Considerações finais

Estudar em Tübingen é uma experiência extraordinária e que traz muitas lições para além da sala de aula. As universidades alemãs, de maneira geral, costumam ficar muito à frente das brasileiras nos rankings internacionais, estando posicionadas entre as melhores do mundo. Acredito que essa diferença não ocorra por questões estritamente pedagógicas, mas pela infraestrutura oferecida e pela sociedade na qual o estudante está inserido. Temos professores muito bons e alunos dedicados no Brasil. No entanto, há diversos problemas que estão além do controle da comunidade acadêmica e que prejudicam o avanço das universidades brasileiras.
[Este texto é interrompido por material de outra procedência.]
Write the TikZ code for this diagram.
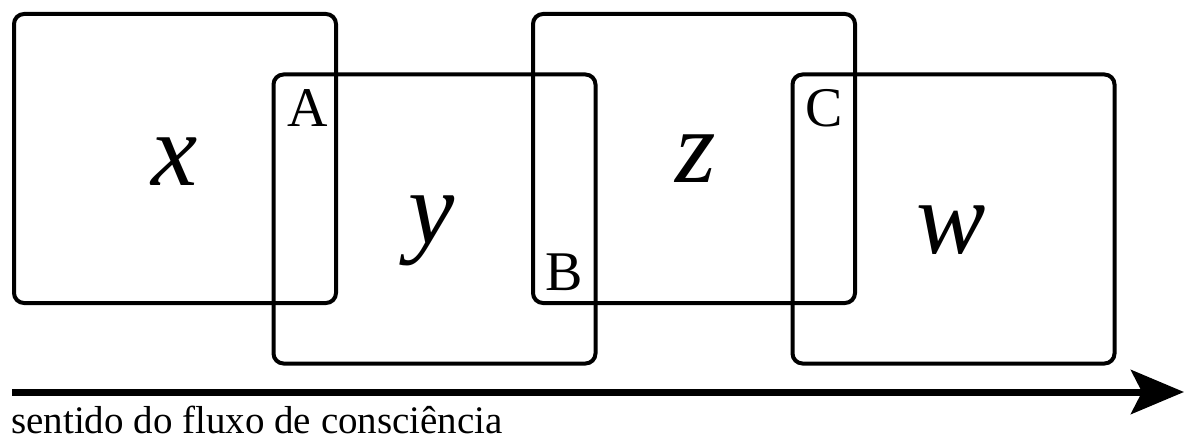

São questões, principalmente, de ordem política, que envolvem a valorização da educação pública desde o nível mais básico até o superior e a construção de uma sociedade mais justa.

Favorece muito o estudo em nível superior, quando o aluno recebe uma excelente formação básica na escola, quando chega à universidade sabendo bem ao menos uma língua estrangeira, quando tem à sua disposição as melhores instalações destinadas ao estudo, alimentação, lazer e higiene, quando tem acesso a laboratórios muito bem equipados, quando não precisa perder horas no trânsito, quando pode ir e voltar da universidade sem medo de assalto, quando pode ir à universidade levando seu notebook sem medo de ser roubado, quando tem bibliotecas com grandes acervos à sua disposição nos finais de semana… E são exatamente essas condições que a sociedade alemã oferece a seus estudantes e que precisamos estabelecer no Brasil para que, um dia, possamos alcançar um nível de excelência semelhante ao dos melhores sistemas educacionais do mundo.